30/03/2018
It’s not altogether uncommon for a company’s history to be strongly linked to the personality of its founder, and this is certainly the case of the CK group, which specialises in the installation and management of multi-functional office automation systems, IT solution consultancy and the introduction of digital archiving solutions.
C and K are in fact the initials of the company’s founder, Charles Kieffer, who decided to set up a photochemistry company (offering photographic, printing, photocopying and audiovisual services) in Steinfort in the wake of World War II. These were the days when office automation was unheard of, and when copying a document would cost you 700 francs (the equivalent of 17 euro in today’s money) and take somewhere around 8 days!
One employee after 10 years in business
Generating some 30,000 francs in turnover in his first year (the equivalent of 750 euro in today’s money), Charles continued to work alone for the first decade before hiring his first employee in 1957.
Document and image processing was one of the passions that would drive Charles Kieffer’s business forward with pioneering spirit.
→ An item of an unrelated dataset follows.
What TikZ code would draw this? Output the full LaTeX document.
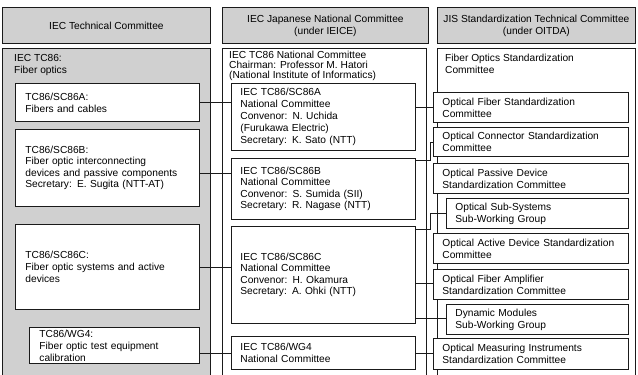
\documentclass[tikz,border=0pt]{standalone}
\usepackage{fontspec}
\setmainfont{Liberation Sans}
\definecolor{panelgray}{HTML}{D0D0D0}
\definecolor{ln}{HTML}{1A1A1A}
\begin{document}
\begin{tikzpicture}[x=1pt,y=-1pt,
  every node/.style={font=\fontsize{10.2}{12}\selectfont, text=black},
  hdr/.style={draw=ln, fill=panelgray, line width=0.85pt, align=center, inner sep=0pt, anchor=north west},
  bx/.style={draw=ln, fill=white, line width=0.85pt, align=left, anchor=north west, inner xsep=9pt, inner ysep=0pt},
  ttl/.style={align=left, anchor=north west, inner sep=0pt},
  con/.style={draw=ln, line width=0.85pt},
  pnl/.style={draw=ln, line width=0.85pt}]
\clip (0,0) rectangle (638,375);
\fill[white] (0,0) rectangle (638,375);

% headers
\node[hdr, minimum width=208pt, minimum height=36pt] (hL) at (2,7) {IEC Technical Committee};
\node[hdr, minimum width=206pt, minimum height=36pt] (hM) at (222,7) {IEC Japanese National Committee\\(under IEICE)};
\node[hdr, minimum width=198pt, minimum height=36pt] (hR) at (437,7) {JIS Standardization Technical Committee\\(under OITDA)};

% panels
\draw[pnl, fill=panelgray] (2,48) rectangle (210,390);
\draw[pnl, fill=white] (222,48) rectangle (426,390);
\draw[pnl, fill=white] (437,48) rectangle (635,390);

% panel titles
\node[ttl] (tL) at (14,54) {IEC TC86:\\Fiber optics};
\node[ttl, font=\fontsize{10.2}{9.8}\selectfont] (tM) at (229,51) {IEC TC86 National Committee\\Chairman: Professor M. Hatori\\(National Institute of Informatics)};
\node[ttl] (tR) at (445,54) {Fiber Optics Standardization\\Committee};

% left boxes
\node[bx, inner xsep=10pt, text width=164pt, minimum height=38pt] (lA) at (15,83) {TC86/SC86A:\\Fibers and cables};
\node[bx, inner xsep=10pt, text width=164pt, minimum height=77pt, font=\fontsize{10.2}{11.2}\selectfont] (lB) at (15,129) {TC86/SC86B:\\Fiber optic interconnecting\\devices and passive components\\Secretary: E. Sugita (NTT-AT)};
\node[bx, inner xsep=10pt, text width=164pt, minimum height=85pt] (lC) at (15,224) {TC86/SC86C:\\Fiber optic systems and active\\devices};
\node[bx, inner xsep=10pt, text width=150pt, minimum height=36pt] (lW) at (29,327) {TC86/WG4:\\Fiber optic test equipment\\calibration};

% middle boxes
\node[bx, text width=166pt, minimum height=67pt, font=\fontsize{10.2}{11.8}\selectfont] (mA) at (231,83) {IEC TC86/SC86A\\National Committee\\Convenor: N. Uchida\\(Furukawa Electric)\\Secretary: K. Sato (NTT)};
\node[bx, text width=166pt, minimum height=61pt, font=\fontsize{10.2}{11.6}\selectfont] (mB) at (231,158) {IEC TC86/SC86B\\National Committee\\Convenor: S. Sumida (SII)\\Secretary: R. Nagase (NTT)};
\node[bx, text width=166pt, minimum height=97pt, font=\fontsize{10.2}{11.6}\selectfont] (mC) at (231,226) {IEC TC86/SC86C\\National Committee\\Convenor: H. Okamura\\Secretary: A. Ohki (NTT)};
\node[bx, text width=166pt, minimum height=33pt] (mW) at (231,336) {IEC TC86/WG4\\National Committee};

% right boxes
\node[bx, text width=177pt, minimum height=30pt] (r1) at (433,92) {Optical Fiber Standardization\\Committee};
\node[bx, text width=177pt, minimum height=29pt] (r2) at (433,127) {Optical Connector Standardization\\Committee};
\node[bx, text width=177pt, minimum height=30pt] (r3) at (433,163) {Optical Passive Device\\Standardization Committee};
\node[bx, text width=164pt, minimum height=30pt] (r4) at (446,198) {Optical Sub-Systems\\Sub-Working Group};
\node[bx, text width=177pt, minimum height=30pt] (r5) at (433,233) {Optical Active Device Standardization\\Committee};
\node[bx, text width=177pt, minimum height=30pt] (r6) at (433,269) {Optical Fiber Amplifier\\Standardization Committee};
\node[bx, text width=164pt, minimum height=30pt] (r7) at (446,304) {Dynamic Modules\\Sub-Working Group};
\node[bx, text width=177pt, minimum height=31pt] (r8) at (433,338) {Optical Measuring Instruments\\Standardization Committee};

% connectors left -> middle
\draw[con] (lA.east |- 0,102) -- (mA.west |- 0,102);
\draw[con] (lB.east |- 0,173) -- (mB.west |- 0,173);
\draw[con] (lC.east |- 0,267) -- (mC.west |- 0,267);
\draw[con] (lW.east |- 0,353) -- (mW.west |- 0,353);

% connectors middle -> right
\draw[con] (mA.east |- 0,107) -- (r1.west |- 0,107);
\draw[con] (mB.east |- 0,160) -| ([xshift=-3pt]r2.west) -- (r2.west);
\draw[con] (mC.east |- 0,229) -| ([xshift=-16pt]r4.west) -- (r4.west);
\draw[con] (mC.east |- 0,283) -- (r6.west |- 0,283);
\draw[con] (mC.east |- 0,318) -- (r7.west |- 0,318);
\draw[con] (mW.east |- 0,353) -- (r8.west |- 0,353);
\end{tikzpicture}
\end{document}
He became the first person to introduce the offset system (now the main process used in the printing sector) to Luxembourg in 1958 and the first portable electronic flashes for cameras designed for both personal and professional use in the early 60s.
He began offering document microfilming services in 1970, with Arbed (now ArcelorMittal), the State archives, the national library and even the European Coal and Steel Community (ECSC) among his first clients. A few years later the company would exclusively introduce the Minolta Copiers brand to Luxembourg.
Sport: more than just a passion
The 1980s would mark a new chapter for CK with the introduction of Autodesk – one of the world leaders in computer-assisted design software. “I’ve always tried to reflect the latest trends as closely as possible and I feel a certain pride in having supported the migration from mechanical technologies to digital processes”, Charles Kieffer explained when celebrating the company’s 60th anniversary in 2006.
Sport would be another of his passions that would come to leave its mark on the group’s history and development. Indeed, from November 1969 to December 1972, Charles Kieffer, then-Chairman of Steinfort Tennis Club, also served as the town’s mayor, developing two facilities that were still unheard of in the country at the time, namely an indoor tennis hall and a fitness track.
A few years later, when the City of Luxembourg launched a public tender procedure for building an indoor hall in Kockelscheuer, Charles Kieffer won the contract. Thus was born the CK Sport Center, which would become the largest indoor tennis and skittles club in Europe, followed by the takeover of a fitness centre in Esch-sur-Alzette in 1993 and the subsequent opening of three other similar fitness centres in Thermes de Strassen, at the Topaze centre in Mersch and in Junglinster.
An unsullied spirit
Charles Kieffer, who had always played a very active role within his company, died in April 2013 at the age of 91.
But the spirit he had instilled in over 65 years working within this resolutely family-run business has survived him, and the fact that CK was featured among the London Stock Exchange’s top 1,000 most inspiring companies in Europe in 2017 is evidence of this.
As well as supporting major business digitisation projects, CK is also an active player in the fields of audiovisual facilities for lecture theatres, dynamic display systems and the sale of specialist professional document finishing equipment.
CK in brief
Date of creation: 1946
Number of employees: 135
Management: Suzette Elsen (Finance and Communication), Josy Frisch (Business operations), Bernard Hugo (Services) et Patrick Mergen (Administration).